Which lines hold the string "React"? Copy every one of them.

_Excerpted records_:
····················
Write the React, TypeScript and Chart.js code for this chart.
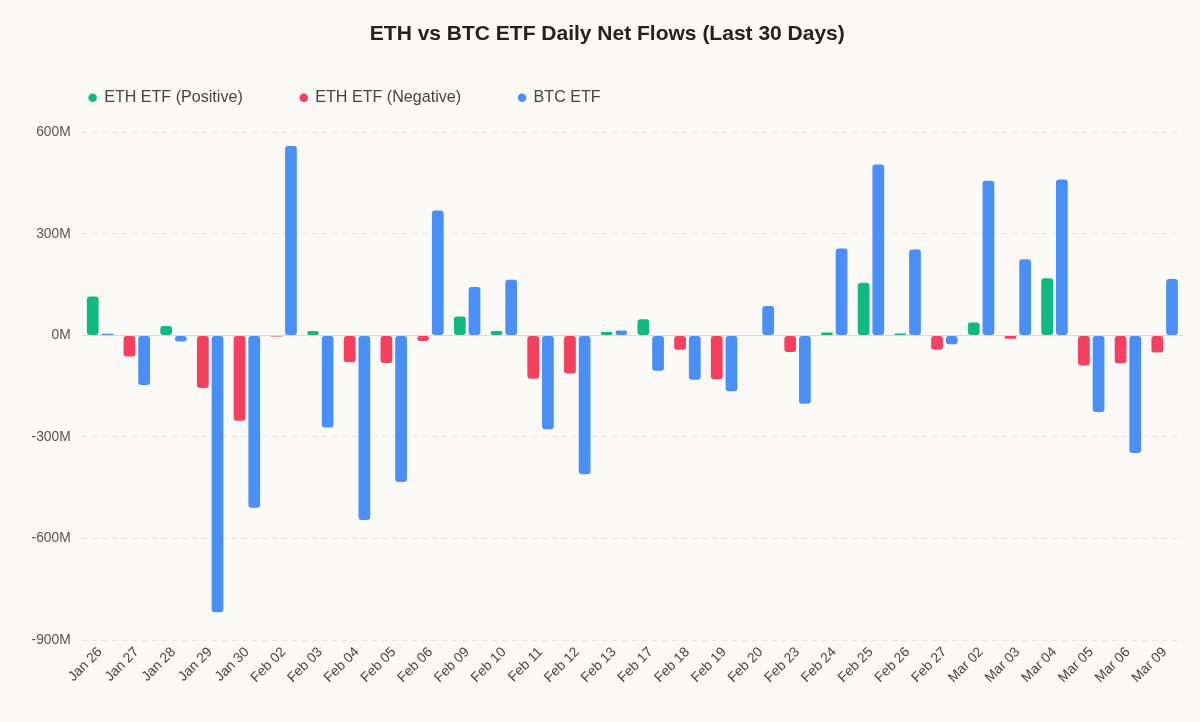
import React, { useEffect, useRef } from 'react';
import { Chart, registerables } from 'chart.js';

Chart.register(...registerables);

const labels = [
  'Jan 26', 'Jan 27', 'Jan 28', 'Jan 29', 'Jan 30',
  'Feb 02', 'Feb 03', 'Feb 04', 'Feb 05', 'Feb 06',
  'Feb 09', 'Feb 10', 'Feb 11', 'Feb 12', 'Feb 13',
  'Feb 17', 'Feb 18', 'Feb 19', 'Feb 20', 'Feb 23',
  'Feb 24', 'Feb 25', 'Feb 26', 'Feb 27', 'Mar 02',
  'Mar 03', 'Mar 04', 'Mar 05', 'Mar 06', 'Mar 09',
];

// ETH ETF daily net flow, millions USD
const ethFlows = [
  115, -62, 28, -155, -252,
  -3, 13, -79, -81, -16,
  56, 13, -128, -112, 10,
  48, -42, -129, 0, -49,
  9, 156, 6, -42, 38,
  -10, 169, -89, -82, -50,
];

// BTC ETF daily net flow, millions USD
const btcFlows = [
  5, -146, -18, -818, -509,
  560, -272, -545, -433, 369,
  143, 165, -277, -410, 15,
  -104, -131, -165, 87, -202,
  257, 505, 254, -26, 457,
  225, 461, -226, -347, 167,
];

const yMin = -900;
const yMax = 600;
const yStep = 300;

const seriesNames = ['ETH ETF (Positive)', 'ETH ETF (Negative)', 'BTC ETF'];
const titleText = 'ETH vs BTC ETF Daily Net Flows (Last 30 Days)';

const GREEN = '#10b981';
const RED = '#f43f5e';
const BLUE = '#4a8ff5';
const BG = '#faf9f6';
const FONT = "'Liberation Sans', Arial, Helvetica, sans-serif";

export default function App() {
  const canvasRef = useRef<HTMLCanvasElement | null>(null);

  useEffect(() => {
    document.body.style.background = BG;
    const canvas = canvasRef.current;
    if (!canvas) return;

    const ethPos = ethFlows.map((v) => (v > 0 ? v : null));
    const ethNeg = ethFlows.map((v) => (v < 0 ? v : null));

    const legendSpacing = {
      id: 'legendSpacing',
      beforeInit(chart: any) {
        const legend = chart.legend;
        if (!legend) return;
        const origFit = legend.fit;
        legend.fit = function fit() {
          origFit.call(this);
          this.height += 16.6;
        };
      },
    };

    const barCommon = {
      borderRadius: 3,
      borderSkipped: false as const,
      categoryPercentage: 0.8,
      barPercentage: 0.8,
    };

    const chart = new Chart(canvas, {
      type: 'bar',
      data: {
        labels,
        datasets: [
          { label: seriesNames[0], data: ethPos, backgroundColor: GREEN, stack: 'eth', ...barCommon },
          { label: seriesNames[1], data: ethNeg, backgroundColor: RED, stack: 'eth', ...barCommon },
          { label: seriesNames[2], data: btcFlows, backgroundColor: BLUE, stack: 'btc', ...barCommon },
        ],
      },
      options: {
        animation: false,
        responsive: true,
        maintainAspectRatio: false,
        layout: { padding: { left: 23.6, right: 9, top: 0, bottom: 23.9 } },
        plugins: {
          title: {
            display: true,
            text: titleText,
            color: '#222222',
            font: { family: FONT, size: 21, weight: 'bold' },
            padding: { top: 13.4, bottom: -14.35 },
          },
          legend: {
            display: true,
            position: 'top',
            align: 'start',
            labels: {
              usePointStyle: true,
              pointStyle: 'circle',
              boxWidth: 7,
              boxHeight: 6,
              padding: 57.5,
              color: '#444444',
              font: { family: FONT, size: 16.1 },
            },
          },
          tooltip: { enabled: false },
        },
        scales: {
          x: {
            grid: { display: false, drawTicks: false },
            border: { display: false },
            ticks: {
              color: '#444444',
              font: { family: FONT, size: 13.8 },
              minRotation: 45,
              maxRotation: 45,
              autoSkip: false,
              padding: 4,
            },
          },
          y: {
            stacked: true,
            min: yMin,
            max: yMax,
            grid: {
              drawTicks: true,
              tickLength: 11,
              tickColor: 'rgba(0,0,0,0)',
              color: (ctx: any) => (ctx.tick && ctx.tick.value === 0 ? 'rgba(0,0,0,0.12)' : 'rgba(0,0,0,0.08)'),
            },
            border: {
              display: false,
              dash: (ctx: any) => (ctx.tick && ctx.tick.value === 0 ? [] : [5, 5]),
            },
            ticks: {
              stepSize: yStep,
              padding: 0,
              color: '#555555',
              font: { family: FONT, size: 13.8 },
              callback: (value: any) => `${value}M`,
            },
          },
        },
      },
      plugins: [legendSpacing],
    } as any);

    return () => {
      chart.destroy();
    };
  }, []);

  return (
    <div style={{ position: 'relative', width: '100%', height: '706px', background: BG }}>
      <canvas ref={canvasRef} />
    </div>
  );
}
····················
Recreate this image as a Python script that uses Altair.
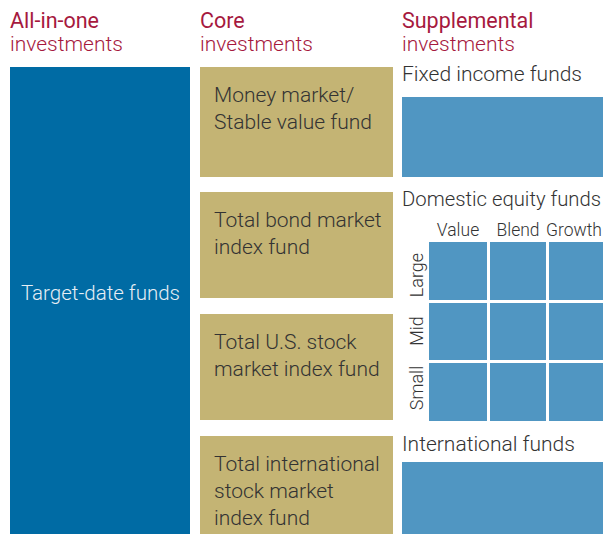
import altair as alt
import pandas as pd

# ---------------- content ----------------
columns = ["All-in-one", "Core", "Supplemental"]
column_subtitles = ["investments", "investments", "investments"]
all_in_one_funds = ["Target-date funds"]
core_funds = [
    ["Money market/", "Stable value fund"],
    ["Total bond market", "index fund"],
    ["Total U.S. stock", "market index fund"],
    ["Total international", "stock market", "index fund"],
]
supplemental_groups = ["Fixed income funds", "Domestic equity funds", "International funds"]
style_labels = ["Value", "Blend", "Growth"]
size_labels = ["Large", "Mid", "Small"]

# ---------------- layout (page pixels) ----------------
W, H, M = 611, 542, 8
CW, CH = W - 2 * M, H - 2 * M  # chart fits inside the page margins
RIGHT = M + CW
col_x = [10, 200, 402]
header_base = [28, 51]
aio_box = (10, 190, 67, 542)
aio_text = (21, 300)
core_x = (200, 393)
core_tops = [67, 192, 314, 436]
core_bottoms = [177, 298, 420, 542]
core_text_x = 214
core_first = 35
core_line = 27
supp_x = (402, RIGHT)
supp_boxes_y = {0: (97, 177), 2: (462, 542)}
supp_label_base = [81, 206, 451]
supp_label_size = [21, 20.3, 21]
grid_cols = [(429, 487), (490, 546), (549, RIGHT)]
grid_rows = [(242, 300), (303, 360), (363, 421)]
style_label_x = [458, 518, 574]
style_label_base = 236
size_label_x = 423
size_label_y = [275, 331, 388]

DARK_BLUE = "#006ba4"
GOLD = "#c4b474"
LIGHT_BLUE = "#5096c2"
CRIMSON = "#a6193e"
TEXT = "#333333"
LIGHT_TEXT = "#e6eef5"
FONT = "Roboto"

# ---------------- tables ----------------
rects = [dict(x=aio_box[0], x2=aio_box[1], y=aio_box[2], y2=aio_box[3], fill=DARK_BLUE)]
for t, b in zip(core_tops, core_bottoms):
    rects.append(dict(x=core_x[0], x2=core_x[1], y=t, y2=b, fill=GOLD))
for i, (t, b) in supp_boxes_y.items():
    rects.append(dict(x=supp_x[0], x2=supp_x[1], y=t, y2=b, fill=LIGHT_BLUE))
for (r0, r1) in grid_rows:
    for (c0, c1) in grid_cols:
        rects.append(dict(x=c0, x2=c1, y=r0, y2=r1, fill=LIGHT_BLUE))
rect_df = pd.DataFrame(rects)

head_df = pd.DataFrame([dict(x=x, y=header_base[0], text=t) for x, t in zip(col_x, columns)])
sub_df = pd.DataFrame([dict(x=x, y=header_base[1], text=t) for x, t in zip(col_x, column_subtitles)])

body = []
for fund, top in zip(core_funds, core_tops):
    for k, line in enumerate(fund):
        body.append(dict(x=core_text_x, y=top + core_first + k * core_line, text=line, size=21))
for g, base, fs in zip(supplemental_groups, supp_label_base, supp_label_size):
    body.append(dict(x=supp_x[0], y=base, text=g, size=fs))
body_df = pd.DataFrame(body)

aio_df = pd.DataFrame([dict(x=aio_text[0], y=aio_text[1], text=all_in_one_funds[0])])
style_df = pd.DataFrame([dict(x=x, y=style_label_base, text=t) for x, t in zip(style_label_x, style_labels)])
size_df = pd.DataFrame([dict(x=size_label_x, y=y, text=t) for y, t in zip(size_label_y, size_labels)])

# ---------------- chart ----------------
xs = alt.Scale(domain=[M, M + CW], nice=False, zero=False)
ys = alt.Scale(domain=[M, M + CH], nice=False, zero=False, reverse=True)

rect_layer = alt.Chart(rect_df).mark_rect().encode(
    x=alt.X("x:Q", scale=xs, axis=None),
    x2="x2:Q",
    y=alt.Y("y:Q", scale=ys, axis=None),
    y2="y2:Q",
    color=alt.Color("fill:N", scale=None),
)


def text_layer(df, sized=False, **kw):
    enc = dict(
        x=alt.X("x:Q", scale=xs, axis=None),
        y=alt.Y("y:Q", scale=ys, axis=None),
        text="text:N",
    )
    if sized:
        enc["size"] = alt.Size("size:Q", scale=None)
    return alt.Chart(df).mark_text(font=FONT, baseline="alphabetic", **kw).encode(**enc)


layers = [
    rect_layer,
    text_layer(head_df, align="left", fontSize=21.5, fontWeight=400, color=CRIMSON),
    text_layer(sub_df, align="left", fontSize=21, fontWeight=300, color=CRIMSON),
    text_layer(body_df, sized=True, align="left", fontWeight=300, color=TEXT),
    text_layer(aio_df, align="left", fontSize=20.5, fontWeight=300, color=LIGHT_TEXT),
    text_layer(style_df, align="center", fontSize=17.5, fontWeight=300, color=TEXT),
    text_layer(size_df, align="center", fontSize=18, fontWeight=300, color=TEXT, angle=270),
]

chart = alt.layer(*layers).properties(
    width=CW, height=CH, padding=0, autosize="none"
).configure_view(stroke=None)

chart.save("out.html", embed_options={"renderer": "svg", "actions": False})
····················
_Response to the task_:
Write the React, TypeScript and Chart.js code for this chart.
import React, { useEffect, useRef } from 'react';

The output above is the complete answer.